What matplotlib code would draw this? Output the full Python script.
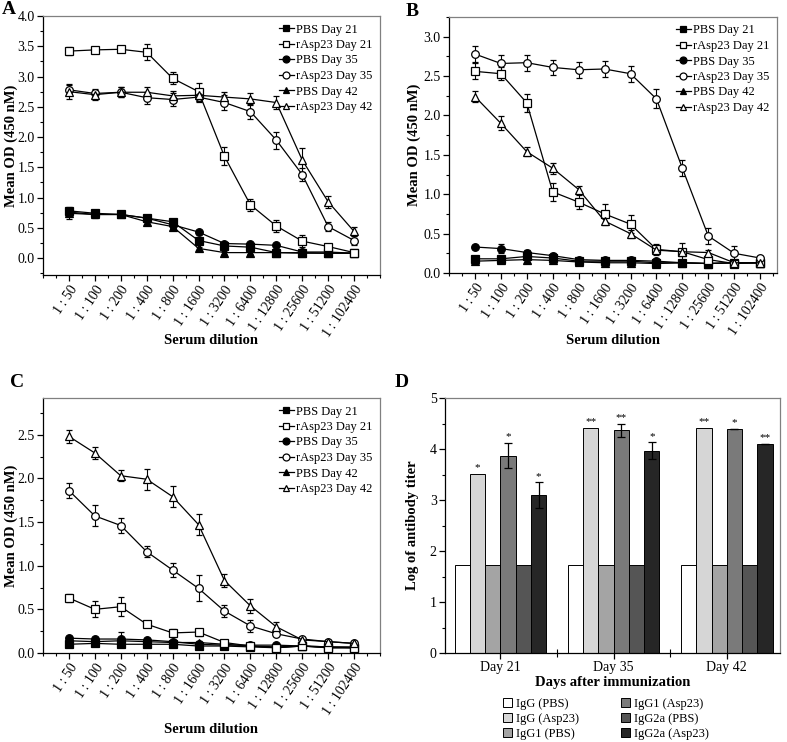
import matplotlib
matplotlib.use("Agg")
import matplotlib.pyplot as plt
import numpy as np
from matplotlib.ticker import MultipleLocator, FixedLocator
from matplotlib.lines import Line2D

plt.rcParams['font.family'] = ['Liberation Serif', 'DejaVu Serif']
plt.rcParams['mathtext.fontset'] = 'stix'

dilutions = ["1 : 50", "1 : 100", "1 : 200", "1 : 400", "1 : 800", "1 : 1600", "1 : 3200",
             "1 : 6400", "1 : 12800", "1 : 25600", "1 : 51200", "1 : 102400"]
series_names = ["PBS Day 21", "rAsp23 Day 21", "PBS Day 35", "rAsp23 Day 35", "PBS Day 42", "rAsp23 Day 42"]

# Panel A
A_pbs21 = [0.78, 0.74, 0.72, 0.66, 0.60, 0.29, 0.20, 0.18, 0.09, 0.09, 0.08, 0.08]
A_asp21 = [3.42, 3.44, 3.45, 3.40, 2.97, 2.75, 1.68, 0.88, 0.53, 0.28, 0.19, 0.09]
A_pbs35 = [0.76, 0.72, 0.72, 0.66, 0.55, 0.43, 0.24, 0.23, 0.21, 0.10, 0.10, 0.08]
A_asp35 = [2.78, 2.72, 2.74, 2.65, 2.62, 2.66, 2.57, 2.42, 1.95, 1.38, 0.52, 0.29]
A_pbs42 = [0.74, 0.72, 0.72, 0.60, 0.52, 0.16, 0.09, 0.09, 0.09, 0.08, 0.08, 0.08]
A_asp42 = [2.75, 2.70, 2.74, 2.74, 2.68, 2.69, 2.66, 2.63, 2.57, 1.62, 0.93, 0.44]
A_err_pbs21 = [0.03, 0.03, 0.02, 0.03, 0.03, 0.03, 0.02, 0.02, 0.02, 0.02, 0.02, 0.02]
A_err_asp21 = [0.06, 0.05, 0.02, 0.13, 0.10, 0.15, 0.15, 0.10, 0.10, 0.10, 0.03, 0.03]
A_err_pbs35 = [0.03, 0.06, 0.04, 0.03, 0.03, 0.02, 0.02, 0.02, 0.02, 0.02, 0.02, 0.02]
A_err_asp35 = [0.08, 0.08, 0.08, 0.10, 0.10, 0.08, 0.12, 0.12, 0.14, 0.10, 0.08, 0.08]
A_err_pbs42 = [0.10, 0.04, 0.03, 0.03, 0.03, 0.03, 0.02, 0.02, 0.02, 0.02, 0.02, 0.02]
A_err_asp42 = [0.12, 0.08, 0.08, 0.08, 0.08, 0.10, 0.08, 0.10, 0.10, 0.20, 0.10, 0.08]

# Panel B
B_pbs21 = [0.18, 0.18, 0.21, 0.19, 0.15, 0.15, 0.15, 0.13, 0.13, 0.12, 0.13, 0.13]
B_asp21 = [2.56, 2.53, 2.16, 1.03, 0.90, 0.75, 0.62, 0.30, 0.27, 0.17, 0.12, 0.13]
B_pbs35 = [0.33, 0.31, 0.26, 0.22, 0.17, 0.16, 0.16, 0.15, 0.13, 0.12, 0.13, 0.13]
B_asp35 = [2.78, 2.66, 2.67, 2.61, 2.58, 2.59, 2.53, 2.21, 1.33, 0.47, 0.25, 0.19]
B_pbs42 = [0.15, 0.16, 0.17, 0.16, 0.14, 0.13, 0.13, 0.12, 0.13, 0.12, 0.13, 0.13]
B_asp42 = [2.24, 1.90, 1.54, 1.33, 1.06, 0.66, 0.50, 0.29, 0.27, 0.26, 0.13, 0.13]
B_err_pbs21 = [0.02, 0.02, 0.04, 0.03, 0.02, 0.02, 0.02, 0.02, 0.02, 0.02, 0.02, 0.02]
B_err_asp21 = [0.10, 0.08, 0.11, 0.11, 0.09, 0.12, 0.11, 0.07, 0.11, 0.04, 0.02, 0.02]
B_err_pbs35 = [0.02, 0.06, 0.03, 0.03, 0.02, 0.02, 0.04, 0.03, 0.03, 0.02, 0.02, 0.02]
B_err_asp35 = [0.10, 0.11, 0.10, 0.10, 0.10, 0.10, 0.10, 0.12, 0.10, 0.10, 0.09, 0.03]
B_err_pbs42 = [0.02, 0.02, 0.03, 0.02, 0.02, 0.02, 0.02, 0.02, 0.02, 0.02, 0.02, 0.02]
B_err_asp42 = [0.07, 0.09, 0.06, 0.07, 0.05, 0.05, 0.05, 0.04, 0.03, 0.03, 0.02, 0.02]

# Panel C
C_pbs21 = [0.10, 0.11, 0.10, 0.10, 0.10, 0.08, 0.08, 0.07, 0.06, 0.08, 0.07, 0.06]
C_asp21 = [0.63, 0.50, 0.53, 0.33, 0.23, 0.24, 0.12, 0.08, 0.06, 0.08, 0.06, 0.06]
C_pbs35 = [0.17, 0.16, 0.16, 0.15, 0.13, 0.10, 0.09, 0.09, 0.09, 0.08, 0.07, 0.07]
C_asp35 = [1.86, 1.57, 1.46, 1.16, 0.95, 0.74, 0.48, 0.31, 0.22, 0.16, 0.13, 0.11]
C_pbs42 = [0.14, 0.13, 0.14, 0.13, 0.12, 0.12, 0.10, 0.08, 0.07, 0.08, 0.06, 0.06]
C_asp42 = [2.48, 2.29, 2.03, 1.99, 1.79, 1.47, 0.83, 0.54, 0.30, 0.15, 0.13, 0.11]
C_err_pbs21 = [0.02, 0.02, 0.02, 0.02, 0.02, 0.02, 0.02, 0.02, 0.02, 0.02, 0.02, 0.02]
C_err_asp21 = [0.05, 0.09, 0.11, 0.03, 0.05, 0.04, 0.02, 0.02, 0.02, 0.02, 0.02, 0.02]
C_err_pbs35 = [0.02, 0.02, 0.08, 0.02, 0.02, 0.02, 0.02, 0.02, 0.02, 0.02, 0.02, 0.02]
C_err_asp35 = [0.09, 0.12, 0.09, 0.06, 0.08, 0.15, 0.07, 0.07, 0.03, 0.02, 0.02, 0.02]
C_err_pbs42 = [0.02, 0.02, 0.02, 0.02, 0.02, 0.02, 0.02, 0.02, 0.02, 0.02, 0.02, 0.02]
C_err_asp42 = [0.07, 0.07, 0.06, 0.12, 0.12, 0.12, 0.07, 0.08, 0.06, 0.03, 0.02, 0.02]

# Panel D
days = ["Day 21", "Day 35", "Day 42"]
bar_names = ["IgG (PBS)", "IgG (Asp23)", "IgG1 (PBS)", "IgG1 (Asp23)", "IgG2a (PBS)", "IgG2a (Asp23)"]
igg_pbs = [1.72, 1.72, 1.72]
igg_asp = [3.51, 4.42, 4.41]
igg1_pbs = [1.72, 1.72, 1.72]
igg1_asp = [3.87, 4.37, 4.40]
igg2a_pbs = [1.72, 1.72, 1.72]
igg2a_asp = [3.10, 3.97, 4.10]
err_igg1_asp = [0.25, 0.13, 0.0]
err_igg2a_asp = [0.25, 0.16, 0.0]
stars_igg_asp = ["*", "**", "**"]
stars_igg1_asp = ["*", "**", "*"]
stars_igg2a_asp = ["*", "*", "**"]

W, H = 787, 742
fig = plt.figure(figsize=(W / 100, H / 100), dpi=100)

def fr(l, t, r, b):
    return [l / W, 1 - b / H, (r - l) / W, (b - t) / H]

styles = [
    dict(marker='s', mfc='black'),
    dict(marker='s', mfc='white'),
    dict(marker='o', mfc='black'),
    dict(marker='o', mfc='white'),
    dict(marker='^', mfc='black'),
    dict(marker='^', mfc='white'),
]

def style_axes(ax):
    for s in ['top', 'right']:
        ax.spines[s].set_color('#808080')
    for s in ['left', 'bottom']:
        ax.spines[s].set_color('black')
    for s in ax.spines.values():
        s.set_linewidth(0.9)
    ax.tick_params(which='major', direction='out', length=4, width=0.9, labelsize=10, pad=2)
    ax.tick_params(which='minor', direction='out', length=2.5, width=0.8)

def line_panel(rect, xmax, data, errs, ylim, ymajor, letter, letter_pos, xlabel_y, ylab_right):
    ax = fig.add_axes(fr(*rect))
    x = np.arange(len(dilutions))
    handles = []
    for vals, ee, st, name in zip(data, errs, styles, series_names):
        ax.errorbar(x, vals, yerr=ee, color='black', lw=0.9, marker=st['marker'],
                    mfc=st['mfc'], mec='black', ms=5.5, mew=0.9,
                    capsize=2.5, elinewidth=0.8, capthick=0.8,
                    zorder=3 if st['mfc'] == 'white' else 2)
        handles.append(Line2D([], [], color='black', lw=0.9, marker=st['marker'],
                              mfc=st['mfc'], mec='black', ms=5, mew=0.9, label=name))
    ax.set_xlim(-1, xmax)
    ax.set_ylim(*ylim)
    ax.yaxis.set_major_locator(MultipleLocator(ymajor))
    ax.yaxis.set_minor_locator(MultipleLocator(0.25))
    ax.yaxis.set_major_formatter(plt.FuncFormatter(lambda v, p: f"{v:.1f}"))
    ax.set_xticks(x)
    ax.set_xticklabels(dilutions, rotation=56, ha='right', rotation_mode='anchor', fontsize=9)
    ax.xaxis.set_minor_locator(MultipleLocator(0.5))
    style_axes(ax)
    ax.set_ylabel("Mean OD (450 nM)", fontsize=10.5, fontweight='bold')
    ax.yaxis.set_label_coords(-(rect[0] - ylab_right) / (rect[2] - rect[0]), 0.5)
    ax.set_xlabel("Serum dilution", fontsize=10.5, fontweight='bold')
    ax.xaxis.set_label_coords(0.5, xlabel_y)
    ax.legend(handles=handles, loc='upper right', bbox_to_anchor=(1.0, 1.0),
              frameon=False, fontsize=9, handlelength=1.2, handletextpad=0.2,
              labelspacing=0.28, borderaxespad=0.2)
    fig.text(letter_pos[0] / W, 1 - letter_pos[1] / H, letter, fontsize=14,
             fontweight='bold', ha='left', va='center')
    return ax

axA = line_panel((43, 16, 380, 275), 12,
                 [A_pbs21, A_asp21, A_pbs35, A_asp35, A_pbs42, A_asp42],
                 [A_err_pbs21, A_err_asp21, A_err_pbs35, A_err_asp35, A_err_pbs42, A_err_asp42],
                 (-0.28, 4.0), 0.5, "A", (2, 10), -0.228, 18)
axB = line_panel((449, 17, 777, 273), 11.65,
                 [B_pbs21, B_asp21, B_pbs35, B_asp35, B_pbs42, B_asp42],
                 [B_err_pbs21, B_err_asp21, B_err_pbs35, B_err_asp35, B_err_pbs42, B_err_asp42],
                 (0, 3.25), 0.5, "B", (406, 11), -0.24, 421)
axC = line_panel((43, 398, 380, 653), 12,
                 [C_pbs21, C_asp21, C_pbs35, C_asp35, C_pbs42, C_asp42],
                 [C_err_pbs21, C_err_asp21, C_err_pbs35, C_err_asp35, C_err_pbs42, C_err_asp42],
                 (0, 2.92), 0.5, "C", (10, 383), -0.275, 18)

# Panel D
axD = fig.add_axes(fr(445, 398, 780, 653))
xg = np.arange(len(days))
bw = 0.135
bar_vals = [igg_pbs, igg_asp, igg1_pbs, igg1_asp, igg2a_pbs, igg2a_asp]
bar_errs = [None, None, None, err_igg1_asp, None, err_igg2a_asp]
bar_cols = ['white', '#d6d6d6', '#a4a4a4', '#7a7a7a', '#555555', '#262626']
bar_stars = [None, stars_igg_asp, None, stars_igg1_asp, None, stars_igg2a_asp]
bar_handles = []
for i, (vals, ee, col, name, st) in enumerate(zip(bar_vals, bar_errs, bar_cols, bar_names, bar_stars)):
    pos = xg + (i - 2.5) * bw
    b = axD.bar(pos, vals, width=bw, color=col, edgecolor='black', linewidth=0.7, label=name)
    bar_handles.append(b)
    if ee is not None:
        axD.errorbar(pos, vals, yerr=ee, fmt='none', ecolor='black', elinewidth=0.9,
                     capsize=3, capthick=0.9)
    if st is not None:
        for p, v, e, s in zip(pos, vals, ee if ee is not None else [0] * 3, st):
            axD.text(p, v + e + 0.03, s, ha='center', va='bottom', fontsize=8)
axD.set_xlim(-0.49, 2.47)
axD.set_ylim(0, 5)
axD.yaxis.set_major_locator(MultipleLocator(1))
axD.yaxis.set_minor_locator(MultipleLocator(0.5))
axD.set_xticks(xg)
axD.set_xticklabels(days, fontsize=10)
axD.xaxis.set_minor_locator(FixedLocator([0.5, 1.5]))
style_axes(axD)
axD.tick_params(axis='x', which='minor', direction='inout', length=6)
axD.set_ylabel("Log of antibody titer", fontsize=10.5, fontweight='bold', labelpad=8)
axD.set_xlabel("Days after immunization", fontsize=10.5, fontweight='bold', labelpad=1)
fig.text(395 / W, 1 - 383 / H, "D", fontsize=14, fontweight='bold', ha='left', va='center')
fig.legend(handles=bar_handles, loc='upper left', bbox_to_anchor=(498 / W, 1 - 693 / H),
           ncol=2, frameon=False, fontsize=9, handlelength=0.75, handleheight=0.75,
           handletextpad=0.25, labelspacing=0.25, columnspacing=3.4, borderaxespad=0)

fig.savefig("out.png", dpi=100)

§

Repeat, with no pictures, each line from the beginning of the data through the line containing "from matplotlib.lines import Line2D", inclusive.

What matplotlib code would draw this? Output the full Python script.
import matplotlib
matplotlib.use("Agg")
import matplotlib.pyplot as plt
import numpy as np
from matplotlib.ticker import MultipleLocator, FixedLocator
from matplotlib.lines import Line2D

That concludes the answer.